WHAT YOU HAVE TO DO: Repeat everything from the first line of the listing below through the line that contains "import pandas as pd", exactly. Leave out pictures.

INFORMATION SHOWN:
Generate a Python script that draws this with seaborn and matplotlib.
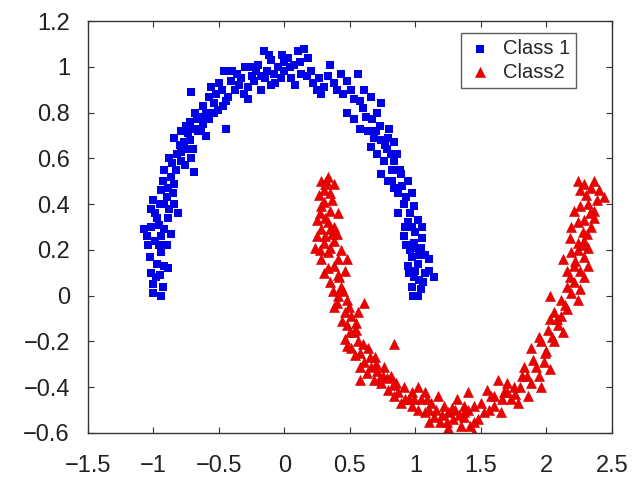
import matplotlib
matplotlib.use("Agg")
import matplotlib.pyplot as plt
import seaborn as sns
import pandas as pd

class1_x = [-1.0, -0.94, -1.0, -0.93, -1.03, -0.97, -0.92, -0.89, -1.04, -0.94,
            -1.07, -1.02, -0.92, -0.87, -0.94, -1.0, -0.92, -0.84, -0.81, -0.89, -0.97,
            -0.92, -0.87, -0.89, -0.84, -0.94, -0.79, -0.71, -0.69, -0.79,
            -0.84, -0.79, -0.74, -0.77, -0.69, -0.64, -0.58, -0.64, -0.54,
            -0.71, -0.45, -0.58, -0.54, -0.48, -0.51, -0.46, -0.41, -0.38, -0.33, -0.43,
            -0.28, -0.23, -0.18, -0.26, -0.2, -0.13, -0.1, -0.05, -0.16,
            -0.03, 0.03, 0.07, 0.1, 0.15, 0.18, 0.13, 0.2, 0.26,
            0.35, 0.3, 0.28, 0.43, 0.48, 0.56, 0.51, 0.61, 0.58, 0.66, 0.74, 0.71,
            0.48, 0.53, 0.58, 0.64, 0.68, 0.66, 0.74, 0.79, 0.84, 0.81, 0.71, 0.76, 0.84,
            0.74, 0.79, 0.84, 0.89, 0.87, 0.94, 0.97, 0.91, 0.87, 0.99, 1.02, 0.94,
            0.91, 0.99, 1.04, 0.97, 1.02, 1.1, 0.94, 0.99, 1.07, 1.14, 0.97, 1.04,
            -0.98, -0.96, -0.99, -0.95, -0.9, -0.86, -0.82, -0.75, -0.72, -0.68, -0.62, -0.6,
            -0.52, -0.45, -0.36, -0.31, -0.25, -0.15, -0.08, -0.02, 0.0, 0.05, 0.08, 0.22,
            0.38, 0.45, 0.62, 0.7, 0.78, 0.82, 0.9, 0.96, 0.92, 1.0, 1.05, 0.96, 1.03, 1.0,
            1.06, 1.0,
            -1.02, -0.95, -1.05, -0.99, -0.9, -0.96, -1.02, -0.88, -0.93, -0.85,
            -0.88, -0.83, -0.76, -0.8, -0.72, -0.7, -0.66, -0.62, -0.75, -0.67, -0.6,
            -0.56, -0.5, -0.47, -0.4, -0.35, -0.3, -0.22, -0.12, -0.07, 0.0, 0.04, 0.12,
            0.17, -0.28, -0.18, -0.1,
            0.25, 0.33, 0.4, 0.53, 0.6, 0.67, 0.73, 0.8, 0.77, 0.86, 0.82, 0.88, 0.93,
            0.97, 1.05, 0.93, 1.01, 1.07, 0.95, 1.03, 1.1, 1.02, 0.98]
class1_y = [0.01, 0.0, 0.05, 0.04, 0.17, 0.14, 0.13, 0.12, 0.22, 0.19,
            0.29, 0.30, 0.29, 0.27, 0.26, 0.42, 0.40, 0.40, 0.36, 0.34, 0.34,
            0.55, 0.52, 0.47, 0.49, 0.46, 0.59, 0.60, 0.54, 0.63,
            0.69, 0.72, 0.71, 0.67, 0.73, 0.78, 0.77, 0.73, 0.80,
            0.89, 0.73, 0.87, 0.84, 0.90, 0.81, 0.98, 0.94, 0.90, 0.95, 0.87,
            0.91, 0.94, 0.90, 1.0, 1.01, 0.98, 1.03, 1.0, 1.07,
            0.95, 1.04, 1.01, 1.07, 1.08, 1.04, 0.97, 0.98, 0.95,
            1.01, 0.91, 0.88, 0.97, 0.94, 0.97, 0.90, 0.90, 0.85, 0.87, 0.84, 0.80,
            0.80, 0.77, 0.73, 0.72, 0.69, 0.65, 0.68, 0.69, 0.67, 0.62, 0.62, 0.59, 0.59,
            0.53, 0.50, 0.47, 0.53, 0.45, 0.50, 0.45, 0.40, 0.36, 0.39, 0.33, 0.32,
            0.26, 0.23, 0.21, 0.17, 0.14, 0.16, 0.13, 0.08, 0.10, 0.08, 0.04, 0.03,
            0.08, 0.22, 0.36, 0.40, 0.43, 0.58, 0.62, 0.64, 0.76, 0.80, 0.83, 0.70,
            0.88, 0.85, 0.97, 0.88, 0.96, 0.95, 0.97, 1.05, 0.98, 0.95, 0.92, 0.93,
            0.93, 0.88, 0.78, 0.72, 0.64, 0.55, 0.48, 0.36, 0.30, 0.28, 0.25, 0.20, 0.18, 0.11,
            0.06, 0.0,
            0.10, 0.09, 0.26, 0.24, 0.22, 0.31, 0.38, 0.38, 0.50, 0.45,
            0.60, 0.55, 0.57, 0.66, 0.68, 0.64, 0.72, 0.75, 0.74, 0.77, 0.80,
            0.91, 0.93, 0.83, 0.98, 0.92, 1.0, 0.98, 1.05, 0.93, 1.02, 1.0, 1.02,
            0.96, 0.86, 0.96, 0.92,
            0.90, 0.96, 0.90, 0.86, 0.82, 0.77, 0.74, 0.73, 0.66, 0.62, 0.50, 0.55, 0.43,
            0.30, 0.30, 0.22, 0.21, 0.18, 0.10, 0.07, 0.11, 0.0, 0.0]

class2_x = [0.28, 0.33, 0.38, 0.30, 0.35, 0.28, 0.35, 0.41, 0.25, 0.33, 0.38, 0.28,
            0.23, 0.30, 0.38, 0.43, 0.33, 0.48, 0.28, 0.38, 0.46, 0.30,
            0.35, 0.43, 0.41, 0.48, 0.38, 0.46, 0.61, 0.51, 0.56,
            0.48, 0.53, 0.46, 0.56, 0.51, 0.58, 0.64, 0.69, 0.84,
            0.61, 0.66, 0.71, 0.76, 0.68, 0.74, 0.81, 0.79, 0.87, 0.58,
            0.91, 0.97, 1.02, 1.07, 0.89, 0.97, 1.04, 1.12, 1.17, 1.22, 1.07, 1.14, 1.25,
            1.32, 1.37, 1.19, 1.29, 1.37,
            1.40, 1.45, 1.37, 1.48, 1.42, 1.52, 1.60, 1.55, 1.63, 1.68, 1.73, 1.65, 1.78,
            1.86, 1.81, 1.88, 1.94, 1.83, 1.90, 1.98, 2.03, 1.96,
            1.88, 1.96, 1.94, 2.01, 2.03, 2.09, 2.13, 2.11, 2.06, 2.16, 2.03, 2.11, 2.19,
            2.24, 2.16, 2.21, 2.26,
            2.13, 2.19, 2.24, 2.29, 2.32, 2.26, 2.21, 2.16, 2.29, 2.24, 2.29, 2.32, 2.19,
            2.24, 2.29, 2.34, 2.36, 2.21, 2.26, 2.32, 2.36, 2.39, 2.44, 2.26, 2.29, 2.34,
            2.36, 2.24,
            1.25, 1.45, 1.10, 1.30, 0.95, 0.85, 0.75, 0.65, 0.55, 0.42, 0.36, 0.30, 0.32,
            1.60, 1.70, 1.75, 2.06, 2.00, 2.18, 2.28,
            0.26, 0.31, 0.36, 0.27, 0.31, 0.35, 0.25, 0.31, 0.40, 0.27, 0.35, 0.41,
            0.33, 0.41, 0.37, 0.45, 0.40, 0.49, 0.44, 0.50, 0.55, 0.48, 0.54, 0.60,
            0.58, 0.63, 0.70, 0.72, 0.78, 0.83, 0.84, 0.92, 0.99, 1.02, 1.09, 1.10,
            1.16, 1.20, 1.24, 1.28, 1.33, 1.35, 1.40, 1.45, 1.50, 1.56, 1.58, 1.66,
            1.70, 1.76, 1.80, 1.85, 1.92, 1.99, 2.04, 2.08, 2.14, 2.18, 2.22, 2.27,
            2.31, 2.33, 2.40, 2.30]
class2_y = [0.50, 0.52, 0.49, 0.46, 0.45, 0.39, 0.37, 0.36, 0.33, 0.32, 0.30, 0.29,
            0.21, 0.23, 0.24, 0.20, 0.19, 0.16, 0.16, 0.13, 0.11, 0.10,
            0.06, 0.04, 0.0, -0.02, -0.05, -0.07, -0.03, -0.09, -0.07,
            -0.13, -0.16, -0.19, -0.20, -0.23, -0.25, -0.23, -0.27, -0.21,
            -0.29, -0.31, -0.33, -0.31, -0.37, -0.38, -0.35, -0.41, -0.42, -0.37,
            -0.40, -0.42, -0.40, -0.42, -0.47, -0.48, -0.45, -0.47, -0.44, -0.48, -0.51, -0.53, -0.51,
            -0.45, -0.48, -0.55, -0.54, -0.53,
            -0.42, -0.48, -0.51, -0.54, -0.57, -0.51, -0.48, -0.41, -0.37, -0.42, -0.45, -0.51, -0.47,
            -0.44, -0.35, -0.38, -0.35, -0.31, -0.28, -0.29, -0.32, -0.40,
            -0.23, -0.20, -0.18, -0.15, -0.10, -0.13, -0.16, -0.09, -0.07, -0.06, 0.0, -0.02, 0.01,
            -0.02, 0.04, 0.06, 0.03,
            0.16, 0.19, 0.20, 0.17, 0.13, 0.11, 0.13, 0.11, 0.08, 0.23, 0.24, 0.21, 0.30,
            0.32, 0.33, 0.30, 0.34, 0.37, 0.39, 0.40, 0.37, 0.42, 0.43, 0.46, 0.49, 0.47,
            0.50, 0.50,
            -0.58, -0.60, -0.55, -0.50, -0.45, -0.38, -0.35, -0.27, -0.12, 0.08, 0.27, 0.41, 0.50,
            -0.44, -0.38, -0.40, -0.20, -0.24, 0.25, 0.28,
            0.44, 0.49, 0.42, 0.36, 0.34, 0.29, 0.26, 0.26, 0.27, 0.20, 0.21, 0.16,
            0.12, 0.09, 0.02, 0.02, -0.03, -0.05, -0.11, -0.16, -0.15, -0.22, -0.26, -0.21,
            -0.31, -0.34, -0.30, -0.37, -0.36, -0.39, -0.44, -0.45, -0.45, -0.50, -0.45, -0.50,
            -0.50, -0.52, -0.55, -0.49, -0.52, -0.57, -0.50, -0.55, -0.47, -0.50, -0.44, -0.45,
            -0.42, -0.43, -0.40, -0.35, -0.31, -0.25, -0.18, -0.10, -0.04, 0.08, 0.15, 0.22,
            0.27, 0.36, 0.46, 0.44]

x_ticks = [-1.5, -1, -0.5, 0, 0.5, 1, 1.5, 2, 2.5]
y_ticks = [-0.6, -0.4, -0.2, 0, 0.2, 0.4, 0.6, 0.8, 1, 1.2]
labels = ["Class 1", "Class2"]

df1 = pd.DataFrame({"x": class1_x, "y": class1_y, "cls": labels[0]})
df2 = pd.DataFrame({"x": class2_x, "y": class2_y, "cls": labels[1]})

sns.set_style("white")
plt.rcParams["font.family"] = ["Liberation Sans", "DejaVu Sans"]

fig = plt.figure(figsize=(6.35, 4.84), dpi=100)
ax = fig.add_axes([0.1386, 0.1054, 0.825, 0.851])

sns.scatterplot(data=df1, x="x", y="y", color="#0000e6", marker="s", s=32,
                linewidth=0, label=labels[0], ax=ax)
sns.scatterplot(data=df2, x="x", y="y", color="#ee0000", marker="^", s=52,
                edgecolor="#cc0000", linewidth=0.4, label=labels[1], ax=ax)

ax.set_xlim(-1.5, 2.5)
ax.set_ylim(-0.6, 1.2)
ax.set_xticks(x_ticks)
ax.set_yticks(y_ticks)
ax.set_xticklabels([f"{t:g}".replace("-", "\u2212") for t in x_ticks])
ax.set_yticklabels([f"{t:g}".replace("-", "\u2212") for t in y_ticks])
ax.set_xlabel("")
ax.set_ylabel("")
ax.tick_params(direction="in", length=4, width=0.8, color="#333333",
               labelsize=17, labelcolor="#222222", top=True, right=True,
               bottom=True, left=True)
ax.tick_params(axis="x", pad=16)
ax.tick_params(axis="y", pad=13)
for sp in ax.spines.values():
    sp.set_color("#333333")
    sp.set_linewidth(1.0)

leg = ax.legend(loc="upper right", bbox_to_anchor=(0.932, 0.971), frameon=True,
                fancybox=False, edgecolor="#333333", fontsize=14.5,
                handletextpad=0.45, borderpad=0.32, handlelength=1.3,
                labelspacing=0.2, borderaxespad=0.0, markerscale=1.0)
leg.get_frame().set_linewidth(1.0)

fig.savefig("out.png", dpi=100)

ANSWER TO THIS PROBLEM:
Generate a Python script that draws this with seaborn and matplotlib.
import matplotlib
matplotlib.use("Agg")
import matplotlib.pyplot as plt
import seaborn as sns
import pandas as pd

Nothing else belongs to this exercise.